* _Problem statement_
Check each line below for the word "script" and give the number of lines that have it, nothing more.

(Extracted data entries)

▼

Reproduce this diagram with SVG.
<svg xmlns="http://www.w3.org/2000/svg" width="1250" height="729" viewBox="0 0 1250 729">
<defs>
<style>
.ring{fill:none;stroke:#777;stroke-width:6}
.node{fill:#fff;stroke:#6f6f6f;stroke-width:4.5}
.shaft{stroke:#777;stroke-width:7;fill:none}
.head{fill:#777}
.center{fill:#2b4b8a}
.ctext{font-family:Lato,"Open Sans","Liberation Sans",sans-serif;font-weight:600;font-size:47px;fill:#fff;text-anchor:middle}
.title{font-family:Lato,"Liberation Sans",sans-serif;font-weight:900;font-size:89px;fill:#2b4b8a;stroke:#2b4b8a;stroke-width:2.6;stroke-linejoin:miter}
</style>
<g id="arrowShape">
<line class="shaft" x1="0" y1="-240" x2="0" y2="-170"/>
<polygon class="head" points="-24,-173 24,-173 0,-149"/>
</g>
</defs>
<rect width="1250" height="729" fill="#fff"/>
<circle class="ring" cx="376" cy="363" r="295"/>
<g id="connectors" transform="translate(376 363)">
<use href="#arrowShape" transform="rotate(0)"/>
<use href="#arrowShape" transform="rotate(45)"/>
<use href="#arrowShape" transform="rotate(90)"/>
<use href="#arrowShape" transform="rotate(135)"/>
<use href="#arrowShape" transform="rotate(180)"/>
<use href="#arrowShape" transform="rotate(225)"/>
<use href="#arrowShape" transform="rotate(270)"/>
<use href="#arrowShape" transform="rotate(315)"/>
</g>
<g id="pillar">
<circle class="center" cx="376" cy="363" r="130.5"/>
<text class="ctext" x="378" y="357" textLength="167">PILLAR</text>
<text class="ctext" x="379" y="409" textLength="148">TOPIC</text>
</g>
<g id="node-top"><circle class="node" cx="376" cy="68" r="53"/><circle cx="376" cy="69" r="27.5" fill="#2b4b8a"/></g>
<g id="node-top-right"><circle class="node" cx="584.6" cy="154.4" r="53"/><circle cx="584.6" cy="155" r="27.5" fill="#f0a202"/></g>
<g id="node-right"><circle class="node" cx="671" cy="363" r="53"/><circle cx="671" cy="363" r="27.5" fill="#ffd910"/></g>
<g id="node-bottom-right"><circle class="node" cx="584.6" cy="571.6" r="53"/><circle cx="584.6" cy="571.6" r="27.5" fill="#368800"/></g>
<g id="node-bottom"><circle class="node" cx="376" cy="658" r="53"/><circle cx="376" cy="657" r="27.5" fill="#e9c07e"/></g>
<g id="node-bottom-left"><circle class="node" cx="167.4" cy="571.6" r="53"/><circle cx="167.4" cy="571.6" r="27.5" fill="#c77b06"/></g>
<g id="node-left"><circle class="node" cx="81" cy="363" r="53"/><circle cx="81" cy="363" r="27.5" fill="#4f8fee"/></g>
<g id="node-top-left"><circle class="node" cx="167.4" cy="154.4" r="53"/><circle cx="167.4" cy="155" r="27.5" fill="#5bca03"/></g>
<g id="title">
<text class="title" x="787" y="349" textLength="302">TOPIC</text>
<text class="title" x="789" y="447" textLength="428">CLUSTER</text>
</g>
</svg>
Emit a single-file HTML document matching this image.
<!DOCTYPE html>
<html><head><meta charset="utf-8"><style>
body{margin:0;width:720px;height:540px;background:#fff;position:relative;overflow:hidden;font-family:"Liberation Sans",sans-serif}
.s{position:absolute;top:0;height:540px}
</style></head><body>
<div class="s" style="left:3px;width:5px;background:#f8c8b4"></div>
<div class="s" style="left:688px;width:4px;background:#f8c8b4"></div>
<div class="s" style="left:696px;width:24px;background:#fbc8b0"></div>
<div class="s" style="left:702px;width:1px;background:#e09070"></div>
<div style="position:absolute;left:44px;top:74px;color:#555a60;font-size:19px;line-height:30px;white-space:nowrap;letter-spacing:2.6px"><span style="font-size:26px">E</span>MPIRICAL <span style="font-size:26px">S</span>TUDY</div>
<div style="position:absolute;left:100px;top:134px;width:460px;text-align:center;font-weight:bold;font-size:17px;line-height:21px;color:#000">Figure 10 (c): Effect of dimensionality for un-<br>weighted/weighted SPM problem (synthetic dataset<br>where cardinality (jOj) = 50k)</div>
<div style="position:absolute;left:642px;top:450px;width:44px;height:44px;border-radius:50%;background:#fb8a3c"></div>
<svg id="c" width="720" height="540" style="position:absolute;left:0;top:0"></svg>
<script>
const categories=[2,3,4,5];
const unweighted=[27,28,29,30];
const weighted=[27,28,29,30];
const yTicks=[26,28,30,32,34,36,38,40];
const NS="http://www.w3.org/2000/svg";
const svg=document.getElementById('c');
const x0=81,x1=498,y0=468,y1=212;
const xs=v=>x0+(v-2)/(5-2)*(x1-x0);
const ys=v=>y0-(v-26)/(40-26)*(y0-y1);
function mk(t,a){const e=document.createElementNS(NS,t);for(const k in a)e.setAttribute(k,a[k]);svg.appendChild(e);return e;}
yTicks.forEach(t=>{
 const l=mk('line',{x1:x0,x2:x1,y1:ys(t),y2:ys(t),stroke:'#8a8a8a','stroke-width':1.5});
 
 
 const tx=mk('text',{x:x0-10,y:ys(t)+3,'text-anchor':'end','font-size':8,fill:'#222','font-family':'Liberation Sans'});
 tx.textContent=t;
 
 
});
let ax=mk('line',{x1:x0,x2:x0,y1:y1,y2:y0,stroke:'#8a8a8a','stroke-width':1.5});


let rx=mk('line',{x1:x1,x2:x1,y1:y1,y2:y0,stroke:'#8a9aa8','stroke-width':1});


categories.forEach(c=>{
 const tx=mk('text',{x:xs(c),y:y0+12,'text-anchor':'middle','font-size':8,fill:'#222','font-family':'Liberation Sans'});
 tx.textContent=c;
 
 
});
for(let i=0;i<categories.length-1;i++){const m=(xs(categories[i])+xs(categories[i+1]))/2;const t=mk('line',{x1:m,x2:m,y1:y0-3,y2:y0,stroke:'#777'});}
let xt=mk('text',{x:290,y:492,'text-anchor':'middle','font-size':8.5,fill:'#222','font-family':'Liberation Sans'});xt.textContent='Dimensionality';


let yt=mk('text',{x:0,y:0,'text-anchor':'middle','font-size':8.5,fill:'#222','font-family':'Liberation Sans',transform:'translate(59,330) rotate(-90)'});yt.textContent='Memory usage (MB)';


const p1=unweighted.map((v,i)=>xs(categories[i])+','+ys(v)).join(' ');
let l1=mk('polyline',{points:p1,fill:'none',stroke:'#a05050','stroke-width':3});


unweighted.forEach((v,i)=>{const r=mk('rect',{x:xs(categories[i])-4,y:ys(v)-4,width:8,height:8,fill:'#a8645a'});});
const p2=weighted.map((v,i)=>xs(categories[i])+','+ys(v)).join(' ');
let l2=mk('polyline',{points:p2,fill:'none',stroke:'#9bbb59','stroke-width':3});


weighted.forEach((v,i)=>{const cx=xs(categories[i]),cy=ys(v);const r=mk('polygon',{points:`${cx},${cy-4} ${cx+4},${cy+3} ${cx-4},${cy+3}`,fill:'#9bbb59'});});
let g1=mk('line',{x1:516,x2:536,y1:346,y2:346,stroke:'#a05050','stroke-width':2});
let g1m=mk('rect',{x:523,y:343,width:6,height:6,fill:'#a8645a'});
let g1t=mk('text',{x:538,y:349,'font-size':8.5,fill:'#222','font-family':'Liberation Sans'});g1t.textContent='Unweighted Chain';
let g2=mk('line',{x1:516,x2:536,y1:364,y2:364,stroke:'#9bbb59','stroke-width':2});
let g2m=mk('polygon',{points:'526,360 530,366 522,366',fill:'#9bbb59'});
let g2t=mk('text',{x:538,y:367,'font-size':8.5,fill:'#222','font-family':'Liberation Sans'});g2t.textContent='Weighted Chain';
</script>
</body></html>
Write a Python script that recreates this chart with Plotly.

▲

* _The response_
3